*Task to carry out*. Set down the lines that begin at the top of the records and end with the line containing "XAxis, YAxis, Legend", and drop every picture.

*Data lines*.

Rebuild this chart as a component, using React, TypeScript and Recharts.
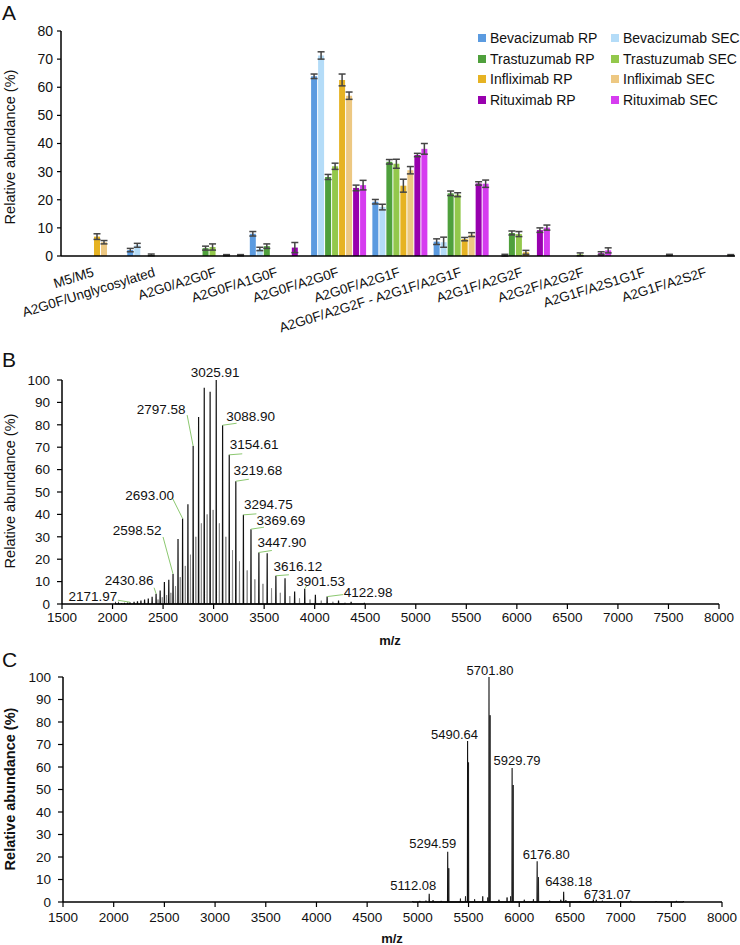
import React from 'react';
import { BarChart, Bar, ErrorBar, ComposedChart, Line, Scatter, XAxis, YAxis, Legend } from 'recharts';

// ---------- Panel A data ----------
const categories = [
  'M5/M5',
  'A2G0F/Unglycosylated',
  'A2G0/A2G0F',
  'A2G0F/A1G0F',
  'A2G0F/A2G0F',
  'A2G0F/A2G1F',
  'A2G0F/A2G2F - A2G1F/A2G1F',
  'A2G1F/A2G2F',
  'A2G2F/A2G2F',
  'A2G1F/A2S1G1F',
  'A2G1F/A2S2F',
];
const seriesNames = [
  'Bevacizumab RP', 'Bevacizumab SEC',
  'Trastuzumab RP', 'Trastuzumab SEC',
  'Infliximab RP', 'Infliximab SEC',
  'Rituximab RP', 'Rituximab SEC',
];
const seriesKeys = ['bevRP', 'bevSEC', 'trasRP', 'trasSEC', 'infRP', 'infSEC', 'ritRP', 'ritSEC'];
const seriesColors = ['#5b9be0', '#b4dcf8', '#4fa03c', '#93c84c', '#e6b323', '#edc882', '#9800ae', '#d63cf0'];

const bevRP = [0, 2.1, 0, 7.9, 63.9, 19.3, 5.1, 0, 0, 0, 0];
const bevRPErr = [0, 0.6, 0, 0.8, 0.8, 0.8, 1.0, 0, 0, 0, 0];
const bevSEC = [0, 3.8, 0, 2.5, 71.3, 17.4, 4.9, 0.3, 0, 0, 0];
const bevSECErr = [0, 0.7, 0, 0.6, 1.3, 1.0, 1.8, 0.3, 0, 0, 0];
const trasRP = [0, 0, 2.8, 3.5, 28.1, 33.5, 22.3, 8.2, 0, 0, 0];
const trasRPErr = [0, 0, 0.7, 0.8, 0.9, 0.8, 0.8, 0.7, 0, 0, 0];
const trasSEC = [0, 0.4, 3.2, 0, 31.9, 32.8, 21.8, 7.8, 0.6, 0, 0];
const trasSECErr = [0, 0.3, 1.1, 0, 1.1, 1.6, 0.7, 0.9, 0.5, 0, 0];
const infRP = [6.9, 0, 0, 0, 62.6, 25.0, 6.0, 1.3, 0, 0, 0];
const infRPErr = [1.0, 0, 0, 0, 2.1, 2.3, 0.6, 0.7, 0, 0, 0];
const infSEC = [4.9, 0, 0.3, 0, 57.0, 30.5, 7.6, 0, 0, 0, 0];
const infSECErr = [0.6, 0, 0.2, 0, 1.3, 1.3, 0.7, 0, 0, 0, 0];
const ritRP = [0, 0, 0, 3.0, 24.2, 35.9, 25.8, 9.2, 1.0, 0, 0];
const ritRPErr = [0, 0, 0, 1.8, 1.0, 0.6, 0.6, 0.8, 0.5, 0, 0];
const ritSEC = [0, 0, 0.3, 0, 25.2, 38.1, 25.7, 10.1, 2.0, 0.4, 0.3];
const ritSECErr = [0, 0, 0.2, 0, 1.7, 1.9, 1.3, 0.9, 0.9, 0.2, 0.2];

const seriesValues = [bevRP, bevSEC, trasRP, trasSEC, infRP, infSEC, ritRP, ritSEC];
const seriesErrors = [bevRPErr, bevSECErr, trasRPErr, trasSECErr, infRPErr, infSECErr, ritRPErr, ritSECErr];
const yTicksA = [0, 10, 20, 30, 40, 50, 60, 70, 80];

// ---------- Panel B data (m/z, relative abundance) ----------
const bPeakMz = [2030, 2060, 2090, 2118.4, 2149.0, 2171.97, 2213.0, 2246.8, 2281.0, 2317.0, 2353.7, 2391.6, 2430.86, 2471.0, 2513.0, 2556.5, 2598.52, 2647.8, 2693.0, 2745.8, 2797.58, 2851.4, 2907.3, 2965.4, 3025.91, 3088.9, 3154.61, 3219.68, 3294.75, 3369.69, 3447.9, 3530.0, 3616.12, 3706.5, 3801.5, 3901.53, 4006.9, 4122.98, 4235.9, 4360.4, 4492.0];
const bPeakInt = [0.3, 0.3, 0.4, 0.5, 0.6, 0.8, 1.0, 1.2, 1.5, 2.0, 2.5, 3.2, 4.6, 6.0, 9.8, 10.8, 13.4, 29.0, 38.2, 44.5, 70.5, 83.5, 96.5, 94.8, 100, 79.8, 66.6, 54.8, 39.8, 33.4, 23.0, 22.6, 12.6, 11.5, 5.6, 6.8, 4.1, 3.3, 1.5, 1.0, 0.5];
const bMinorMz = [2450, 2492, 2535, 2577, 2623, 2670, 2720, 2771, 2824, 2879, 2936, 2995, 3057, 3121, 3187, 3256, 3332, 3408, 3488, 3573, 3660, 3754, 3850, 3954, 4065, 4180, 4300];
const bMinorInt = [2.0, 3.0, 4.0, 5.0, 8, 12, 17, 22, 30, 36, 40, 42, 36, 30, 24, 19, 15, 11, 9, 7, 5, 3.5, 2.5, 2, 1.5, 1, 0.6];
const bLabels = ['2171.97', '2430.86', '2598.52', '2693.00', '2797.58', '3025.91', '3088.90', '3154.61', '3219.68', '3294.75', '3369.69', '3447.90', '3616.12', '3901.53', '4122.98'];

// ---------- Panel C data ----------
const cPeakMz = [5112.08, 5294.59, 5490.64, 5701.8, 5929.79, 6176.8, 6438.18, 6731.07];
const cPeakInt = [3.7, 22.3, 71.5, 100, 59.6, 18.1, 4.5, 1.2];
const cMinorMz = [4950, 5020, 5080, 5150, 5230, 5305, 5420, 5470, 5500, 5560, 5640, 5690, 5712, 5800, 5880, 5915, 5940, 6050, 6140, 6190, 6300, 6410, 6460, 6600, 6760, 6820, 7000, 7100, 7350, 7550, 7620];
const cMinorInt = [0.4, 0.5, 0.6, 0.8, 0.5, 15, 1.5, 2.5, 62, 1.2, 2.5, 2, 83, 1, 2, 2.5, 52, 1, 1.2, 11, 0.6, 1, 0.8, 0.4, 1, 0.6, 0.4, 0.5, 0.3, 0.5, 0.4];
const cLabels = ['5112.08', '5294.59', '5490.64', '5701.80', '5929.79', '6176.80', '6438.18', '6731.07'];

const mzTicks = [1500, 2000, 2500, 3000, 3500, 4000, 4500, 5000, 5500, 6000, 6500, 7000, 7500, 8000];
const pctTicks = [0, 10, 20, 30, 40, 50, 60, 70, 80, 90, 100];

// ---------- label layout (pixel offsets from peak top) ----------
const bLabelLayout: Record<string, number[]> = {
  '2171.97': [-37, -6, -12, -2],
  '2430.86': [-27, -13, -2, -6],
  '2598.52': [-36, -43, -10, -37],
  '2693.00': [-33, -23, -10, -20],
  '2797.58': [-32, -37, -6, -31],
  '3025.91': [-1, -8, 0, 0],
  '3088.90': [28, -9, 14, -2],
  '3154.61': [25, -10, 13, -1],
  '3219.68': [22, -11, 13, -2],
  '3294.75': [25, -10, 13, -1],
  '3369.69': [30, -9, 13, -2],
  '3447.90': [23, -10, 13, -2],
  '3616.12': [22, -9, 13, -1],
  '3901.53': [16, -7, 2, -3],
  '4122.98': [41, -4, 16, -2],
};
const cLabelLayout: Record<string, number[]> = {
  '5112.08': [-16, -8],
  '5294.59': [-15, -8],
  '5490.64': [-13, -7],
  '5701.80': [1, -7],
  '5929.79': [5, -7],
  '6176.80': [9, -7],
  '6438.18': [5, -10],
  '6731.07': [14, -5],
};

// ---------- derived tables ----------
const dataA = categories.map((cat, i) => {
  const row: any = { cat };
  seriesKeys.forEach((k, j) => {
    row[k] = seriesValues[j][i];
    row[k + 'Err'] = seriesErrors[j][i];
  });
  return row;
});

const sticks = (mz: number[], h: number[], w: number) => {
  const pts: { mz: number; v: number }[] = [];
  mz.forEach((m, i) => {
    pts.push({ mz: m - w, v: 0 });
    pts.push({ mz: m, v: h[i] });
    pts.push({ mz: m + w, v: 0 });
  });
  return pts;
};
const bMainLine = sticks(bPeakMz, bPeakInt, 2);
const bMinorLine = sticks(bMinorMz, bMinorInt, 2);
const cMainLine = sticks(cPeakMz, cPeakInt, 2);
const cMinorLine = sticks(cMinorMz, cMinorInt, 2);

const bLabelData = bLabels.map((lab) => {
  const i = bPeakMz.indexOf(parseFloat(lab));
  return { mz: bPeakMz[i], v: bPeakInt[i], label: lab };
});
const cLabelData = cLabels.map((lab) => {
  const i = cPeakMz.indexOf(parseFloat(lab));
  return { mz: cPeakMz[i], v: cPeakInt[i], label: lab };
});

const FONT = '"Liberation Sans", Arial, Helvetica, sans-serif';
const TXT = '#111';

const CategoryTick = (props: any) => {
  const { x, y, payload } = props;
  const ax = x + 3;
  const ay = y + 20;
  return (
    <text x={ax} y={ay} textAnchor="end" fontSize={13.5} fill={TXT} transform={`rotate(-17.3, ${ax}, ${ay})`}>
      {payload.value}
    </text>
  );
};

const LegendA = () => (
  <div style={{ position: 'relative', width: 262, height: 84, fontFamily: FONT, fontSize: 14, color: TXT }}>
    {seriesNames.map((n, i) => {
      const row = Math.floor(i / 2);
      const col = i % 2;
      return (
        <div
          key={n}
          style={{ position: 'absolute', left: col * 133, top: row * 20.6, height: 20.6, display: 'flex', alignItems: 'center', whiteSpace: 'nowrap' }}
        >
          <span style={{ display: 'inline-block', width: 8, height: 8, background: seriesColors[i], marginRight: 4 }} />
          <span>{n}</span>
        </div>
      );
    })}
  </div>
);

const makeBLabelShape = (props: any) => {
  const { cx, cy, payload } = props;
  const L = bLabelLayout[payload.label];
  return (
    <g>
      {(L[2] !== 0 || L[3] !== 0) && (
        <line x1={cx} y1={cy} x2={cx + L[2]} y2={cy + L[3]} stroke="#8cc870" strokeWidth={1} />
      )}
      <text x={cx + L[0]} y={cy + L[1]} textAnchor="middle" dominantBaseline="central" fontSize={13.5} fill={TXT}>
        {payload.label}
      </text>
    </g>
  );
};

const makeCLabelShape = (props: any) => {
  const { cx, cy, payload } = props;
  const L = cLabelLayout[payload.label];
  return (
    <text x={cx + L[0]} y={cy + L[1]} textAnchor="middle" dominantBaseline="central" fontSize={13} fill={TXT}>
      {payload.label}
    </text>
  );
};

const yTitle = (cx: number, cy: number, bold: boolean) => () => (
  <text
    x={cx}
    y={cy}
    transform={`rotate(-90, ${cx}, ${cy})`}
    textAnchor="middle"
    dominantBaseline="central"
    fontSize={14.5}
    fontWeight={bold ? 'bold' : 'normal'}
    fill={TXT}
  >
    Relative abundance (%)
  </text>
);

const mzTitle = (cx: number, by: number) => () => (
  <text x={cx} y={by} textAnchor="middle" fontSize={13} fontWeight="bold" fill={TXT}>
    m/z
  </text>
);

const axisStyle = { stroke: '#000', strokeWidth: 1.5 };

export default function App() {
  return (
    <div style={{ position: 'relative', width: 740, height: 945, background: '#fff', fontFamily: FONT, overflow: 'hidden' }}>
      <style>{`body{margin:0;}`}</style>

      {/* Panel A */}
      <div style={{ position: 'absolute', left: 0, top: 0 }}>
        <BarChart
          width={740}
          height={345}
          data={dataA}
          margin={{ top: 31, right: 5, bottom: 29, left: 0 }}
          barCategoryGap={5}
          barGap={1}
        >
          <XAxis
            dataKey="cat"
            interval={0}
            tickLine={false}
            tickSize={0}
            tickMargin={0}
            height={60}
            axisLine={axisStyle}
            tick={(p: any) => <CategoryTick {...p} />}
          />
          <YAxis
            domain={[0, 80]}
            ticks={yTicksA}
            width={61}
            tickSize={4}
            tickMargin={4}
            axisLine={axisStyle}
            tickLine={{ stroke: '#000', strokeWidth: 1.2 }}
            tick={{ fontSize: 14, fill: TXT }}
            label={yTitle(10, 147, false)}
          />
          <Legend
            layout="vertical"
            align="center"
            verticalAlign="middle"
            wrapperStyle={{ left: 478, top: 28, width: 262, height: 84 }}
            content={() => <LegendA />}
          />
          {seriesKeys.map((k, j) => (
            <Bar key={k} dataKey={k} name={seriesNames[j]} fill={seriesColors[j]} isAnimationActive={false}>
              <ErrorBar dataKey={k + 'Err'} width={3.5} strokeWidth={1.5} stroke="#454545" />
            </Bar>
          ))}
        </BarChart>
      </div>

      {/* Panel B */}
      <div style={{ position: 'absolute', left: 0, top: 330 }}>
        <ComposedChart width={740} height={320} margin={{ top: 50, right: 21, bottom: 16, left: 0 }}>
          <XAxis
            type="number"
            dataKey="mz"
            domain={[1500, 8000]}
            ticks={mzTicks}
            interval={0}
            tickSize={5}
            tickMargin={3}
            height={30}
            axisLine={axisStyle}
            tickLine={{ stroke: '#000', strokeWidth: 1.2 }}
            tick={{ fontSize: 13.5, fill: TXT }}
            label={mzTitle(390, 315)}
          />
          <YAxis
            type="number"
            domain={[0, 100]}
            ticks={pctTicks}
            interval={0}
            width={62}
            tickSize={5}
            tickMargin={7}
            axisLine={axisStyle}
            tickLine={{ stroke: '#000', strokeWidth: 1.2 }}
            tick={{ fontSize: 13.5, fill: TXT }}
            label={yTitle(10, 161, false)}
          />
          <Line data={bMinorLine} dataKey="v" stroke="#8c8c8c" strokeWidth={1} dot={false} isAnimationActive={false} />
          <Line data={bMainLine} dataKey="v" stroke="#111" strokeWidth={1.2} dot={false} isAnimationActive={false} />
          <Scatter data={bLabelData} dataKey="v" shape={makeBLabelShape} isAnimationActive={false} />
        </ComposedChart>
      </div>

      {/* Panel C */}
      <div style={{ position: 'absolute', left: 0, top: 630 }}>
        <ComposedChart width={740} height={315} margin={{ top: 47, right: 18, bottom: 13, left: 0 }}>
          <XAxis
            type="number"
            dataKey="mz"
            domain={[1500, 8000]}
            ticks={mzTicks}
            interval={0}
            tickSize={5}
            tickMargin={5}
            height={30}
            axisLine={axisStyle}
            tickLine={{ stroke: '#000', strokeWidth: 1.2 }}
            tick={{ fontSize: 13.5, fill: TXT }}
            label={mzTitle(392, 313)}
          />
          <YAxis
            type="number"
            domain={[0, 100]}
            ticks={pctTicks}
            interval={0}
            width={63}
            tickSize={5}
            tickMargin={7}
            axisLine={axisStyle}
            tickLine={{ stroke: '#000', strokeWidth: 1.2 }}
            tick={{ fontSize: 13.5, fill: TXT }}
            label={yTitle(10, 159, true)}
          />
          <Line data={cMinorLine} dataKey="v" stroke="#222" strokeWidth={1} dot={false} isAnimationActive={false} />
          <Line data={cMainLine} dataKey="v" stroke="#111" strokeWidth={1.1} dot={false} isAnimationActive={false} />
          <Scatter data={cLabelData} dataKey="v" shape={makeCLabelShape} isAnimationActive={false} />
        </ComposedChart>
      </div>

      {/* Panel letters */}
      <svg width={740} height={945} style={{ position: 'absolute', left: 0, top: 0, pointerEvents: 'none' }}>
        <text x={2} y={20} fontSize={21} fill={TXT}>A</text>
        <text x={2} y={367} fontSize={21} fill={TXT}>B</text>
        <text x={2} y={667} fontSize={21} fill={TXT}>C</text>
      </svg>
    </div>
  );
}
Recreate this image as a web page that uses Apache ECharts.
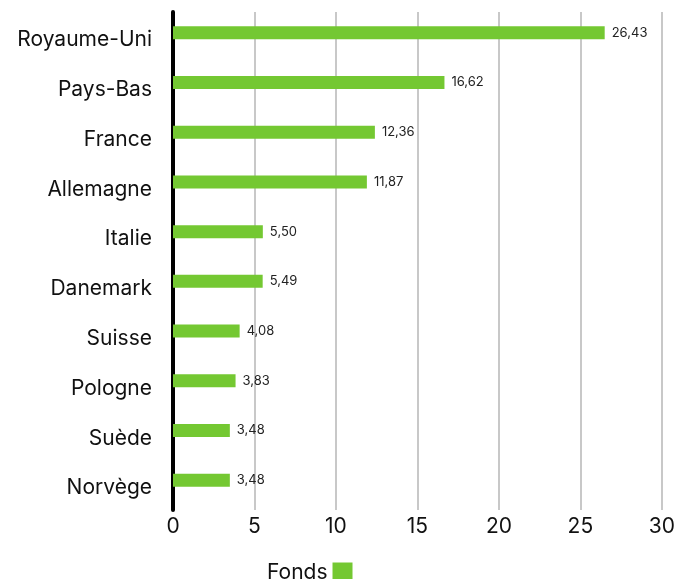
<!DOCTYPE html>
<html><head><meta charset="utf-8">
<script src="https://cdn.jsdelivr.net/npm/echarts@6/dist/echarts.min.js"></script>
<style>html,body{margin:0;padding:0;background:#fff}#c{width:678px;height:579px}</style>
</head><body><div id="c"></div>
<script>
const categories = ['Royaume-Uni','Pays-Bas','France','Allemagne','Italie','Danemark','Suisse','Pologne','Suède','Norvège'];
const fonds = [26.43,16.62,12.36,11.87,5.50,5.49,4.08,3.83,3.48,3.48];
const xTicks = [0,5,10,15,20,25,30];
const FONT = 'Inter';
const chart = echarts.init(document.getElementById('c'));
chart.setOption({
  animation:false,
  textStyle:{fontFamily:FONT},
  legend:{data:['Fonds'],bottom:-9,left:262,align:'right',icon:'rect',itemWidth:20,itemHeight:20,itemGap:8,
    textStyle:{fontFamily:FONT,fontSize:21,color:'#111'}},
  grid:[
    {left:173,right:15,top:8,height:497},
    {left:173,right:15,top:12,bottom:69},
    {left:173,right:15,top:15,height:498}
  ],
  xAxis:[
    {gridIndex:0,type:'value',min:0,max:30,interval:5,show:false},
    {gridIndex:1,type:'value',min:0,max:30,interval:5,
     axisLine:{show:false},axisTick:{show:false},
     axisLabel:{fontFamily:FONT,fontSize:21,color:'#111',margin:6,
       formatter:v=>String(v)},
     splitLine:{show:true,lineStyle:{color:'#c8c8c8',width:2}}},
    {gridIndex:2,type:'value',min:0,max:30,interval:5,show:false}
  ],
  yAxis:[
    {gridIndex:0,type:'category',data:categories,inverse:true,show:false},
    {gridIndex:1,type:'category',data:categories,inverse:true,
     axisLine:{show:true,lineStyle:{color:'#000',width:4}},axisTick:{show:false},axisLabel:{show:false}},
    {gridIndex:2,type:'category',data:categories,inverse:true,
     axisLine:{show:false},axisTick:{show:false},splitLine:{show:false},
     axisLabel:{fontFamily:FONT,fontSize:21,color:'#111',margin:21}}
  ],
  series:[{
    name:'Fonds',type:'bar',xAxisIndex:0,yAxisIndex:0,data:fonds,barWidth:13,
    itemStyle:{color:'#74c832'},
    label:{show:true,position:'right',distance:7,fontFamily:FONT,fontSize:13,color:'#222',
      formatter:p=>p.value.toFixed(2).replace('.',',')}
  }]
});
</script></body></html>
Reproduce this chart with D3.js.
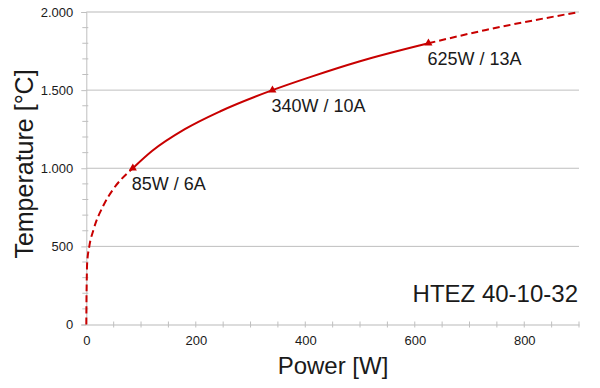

*Full output*.
Rebuild this chart as a component, using React, TypeScript and Recharts.
import React from 'react';
import { BarChart, Bar, ErrorBar, ComposedChart, Line, Scatter, XAxis, YAxis, Legend } from 'recharts';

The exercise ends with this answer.